● **What to produce**
Each line of the listing must be transcribed exactly, except for the images, which should be excluded.

------------------------------

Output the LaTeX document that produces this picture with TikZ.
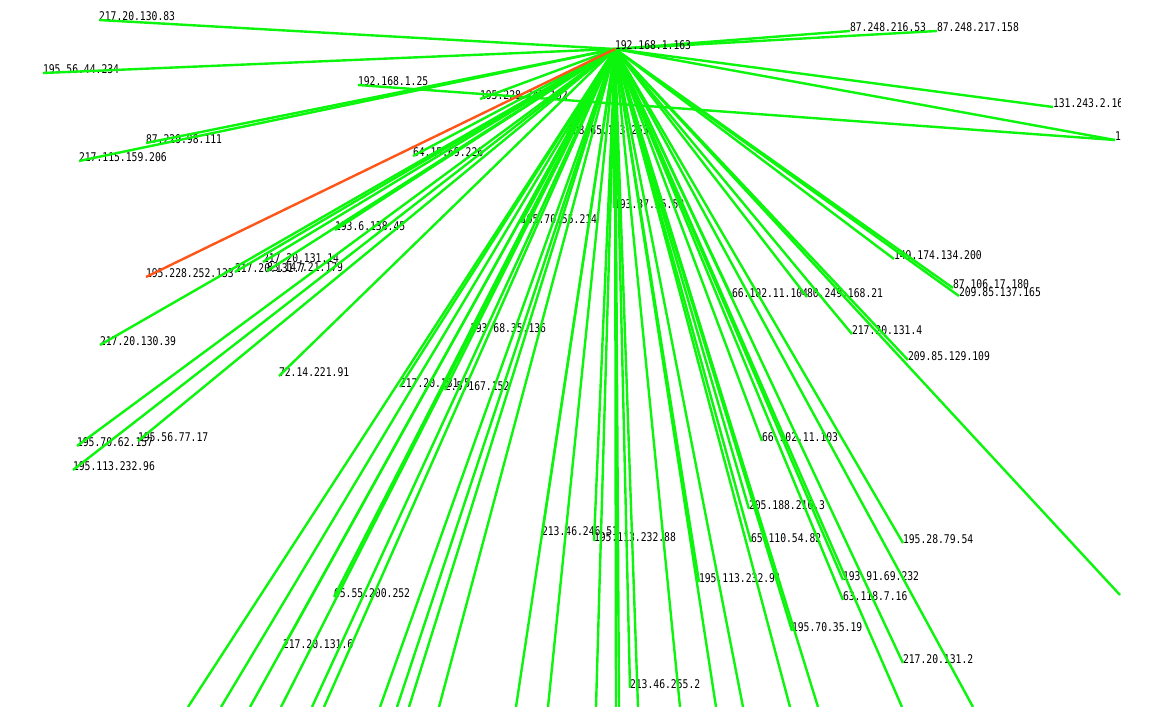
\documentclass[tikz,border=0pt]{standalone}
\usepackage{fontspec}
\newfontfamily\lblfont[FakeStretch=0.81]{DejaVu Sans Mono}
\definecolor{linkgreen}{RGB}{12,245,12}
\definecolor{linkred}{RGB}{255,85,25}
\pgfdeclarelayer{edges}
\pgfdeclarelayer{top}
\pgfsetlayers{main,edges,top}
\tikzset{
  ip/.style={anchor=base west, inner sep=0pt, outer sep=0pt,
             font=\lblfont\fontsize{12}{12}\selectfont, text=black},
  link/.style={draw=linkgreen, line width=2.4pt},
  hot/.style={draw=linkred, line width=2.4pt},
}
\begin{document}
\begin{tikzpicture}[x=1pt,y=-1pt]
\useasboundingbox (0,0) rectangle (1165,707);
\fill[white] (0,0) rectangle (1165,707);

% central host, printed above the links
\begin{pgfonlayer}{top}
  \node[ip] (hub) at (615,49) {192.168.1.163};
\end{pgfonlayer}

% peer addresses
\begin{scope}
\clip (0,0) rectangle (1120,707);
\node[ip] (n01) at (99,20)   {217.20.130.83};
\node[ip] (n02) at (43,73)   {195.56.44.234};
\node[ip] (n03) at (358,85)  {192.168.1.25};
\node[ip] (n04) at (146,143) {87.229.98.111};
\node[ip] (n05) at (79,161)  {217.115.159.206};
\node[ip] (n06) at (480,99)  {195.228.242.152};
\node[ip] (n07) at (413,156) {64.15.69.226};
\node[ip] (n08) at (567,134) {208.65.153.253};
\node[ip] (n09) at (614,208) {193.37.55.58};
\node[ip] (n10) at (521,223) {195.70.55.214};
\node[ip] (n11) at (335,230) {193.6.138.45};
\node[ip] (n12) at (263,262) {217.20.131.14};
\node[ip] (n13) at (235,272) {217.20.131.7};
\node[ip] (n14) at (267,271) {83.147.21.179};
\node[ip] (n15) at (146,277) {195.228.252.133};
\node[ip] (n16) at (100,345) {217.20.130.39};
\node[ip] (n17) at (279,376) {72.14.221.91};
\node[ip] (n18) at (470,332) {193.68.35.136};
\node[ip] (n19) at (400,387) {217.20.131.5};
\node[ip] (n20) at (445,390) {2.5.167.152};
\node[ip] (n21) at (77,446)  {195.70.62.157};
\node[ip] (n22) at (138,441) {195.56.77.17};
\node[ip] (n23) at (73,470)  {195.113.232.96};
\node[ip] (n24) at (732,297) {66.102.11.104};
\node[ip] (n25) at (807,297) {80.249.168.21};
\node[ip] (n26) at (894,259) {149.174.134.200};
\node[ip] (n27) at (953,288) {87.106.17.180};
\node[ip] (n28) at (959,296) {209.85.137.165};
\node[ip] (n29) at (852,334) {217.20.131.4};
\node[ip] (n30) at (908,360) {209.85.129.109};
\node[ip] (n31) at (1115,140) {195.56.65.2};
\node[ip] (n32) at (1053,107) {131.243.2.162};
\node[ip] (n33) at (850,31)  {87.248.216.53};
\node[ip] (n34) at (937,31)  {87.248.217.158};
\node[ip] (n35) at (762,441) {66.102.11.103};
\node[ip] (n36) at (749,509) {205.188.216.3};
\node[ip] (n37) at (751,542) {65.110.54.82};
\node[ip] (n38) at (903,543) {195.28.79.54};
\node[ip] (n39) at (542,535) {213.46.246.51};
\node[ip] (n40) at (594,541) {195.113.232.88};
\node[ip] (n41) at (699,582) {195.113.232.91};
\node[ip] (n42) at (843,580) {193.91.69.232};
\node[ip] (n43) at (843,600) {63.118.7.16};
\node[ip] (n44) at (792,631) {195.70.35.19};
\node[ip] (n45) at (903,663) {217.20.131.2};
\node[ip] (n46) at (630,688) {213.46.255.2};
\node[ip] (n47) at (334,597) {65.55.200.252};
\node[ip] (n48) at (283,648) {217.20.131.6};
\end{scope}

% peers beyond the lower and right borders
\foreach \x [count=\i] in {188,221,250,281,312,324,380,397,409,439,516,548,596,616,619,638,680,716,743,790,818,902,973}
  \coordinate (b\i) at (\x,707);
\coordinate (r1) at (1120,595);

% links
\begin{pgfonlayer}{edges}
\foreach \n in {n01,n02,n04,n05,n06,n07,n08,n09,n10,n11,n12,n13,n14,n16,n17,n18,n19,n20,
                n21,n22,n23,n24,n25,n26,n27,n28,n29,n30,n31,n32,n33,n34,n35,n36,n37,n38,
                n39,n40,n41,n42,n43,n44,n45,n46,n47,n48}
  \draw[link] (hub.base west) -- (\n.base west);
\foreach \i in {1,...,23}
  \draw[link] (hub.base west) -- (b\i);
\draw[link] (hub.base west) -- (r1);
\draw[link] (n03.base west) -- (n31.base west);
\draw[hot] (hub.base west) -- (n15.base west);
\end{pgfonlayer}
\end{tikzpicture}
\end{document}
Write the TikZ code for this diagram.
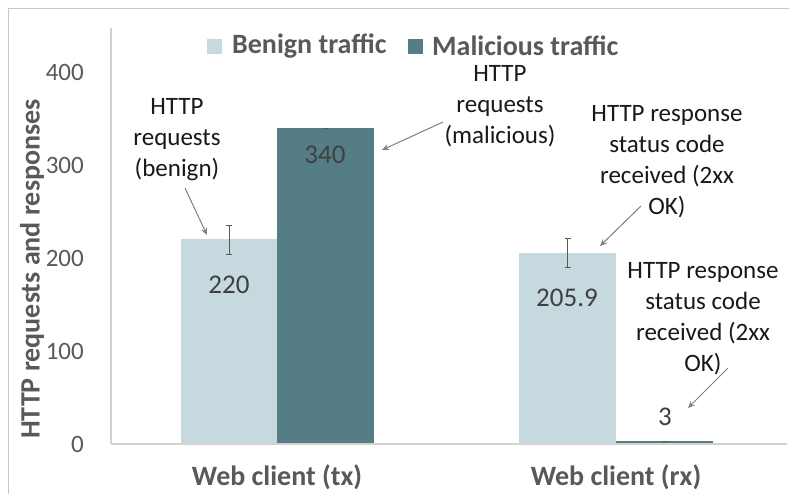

------------------------------

● **Solution to this problem**
Output the LaTeX document that produces this picture with TikZ.
\documentclass[tikz,border=0pt]{standalone}
\usepackage{fontspec}
\newfontfamily\lblfont[FakeStretch=0.81]{DejaVu Sans Mono}
\definecolor{linkgreen}{RGB}{12,245,12}
\definecolor{linkred}{RGB}{255,85,25}
\pgfdeclarelayer{edges}
\pgfdeclarelayer{top}
\pgfsetlayers{main,edges,top}
\tikzset{
  ip/.style={anchor=base west, inner sep=0pt, outer sep=0pt,
             font=\lblfont\fontsize{12}{12}\selectfont, text=black},
  link/.style={draw=linkgreen, line width=2.4pt},
  hot/.style={draw=linkred, line width=2.4pt},
}
\begin{document}
\begin{tikzpicture}[x=1pt,y=-1pt]
\useasboundingbox (0,0) rectangle (1165,707);
\fill[white] (0,0) rectangle (1165,707);

% central host, printed above the links
\begin{pgfonlayer}{top}
  \node[ip] (hub) at (615,49) {192.168.1.163};
\end{pgfonlayer}

% peer addresses
\begin{scope}
\clip (0,0) rectangle (1120,707);
\node[ip] (n01) at (99,20)   {217.20.130.83};
\node[ip] (n02) at (43,73)   {195.56.44.234};
\node[ip] (n03) at (358,85)  {192.168.1.25};
\node[ip] (n04) at (146,143) {87.229.98.111};
\node[ip] (n05) at (79,161)  {217.115.159.206};
\node[ip] (n06) at (480,99)  {195.228.242.152};
\node[ip] (n07) at (413,156) {64.15.69.226};
\node[ip] (n08) at (567,134) {208.65.153.253};
\node[ip] (n09) at (614,208) {193.37.55.58};
\node[ip] (n10) at (521,223) {195.70.55.214};
\node[ip] (n11) at (335,230) {193.6.138.45};
\node[ip] (n12) at (263,262) {217.20.131.14};
\node[ip] (n13) at (235,272) {217.20.131.7};
\node[ip] (n14) at (267,271) {83.147.21.179};
\node[ip] (n15) at (146,277) {195.228.252.133};
\node[ip] (n16) at (100,345) {217.20.130.39};
\node[ip] (n17) at (279,376) {72.14.221.91};
\node[ip] (n18) at (470,332) {193.68.35.136};
\node[ip] (n19) at (400,387) {217.20.131.5};
\node[ip] (n20) at (445,390) {2.5.167.152};
\node[ip] (n21) at (77,446)  {195.70.62.157};
\node[ip] (n22) at (138,441) {195.56.77.17};
\node[ip] (n23) at (73,470)  {195.113.232.96};
\node[ip] (n24) at (732,297) {66.102.11.104};
\node[ip] (n25) at (807,297) {80.249.168.21};
\node[ip] (n26) at (894,259) {149.174.134.200};
\node[ip] (n27) at (953,288) {87.106.17.180};
\node[ip] (n28) at (959,296) {209.85.137.165};
\node[ip] (n29) at (852,334) {217.20.131.4};
\node[ip] (n30) at (908,360) {209.85.129.109};
\node[ip] (n31) at (1115,140) {195.56.65.2};
\node[ip] (n32) at (1053,107) {131.243.2.162};
\node[ip] (n33) at (850,31)  {87.248.216.53};
\node[ip] (n34) at (937,31)  {87.248.217.158};
\node[ip] (n35) at (762,441) {66.102.11.103};
\node[ip] (n36) at (749,509) {205.188.216.3};
\node[ip] (n37) at (751,542) {65.110.54.82};
\node[ip] (n38) at (903,543) {195.28.79.54};
\node[ip] (n39) at (542,535) {213.46.246.51};
\node[ip] (n40) at (594,541) {195.113.232.88};
\node[ip] (n41) at (699,582) {195.113.232.91};
\node[ip] (n42) at (843,580) {193.91.69.232};
\node[ip] (n43) at (843,600) {63.118.7.16};
\node[ip] (n44) at (792,631) {195.70.35.19};
\node[ip] (n45) at (903,663) {217.20.131.2};
\node[ip] (n46) at (630,688) {213.46.255.2};
\node[ip] (n47) at (334,597) {65.55.200.252};
\node[ip] (n48) at (283,648) {217.20.131.6};
\end{scope}

% peers beyond the lower and right borders
\foreach \x [count=\i] in {188,221,250,281,312,324,380,397,409,439,516,548,596,616,619,638,680,716,743,790,818,902,973}
  \coordinate (b\i) at (\x,707);
\coordinate (r1) at (1120,595);

% links
\begin{pgfonlayer}{edges}
\foreach \n in {n01,n02,n04,n05,n06,n07,n08,n09,n10,n11,n12,n13,n14,n16,n17,n18,n19,n20,
                n21,n22,n23,n24,n25,n26,n27,n28,n29,n30,n31,n32,n33,n34,n35,n36,n37,n38,
                n39,n40,n41,n42,n43,n44,n45,n46,n47,n48}
  \draw[link] (hub.base west) -- (\n.base west);
\foreach \i in {1,...,23}
  \draw[link] (hub.base west) -- (b\i);
\draw[link] (hub.base west) -- (r1);
\draw[link] (n03.base west) -- (n31.base west);
\draw[hot] (hub.base west) -- (n15.base west);
\end{pgfonlayer}
\end{tikzpicture}
\end{document}
Write the TikZ code for this diagram.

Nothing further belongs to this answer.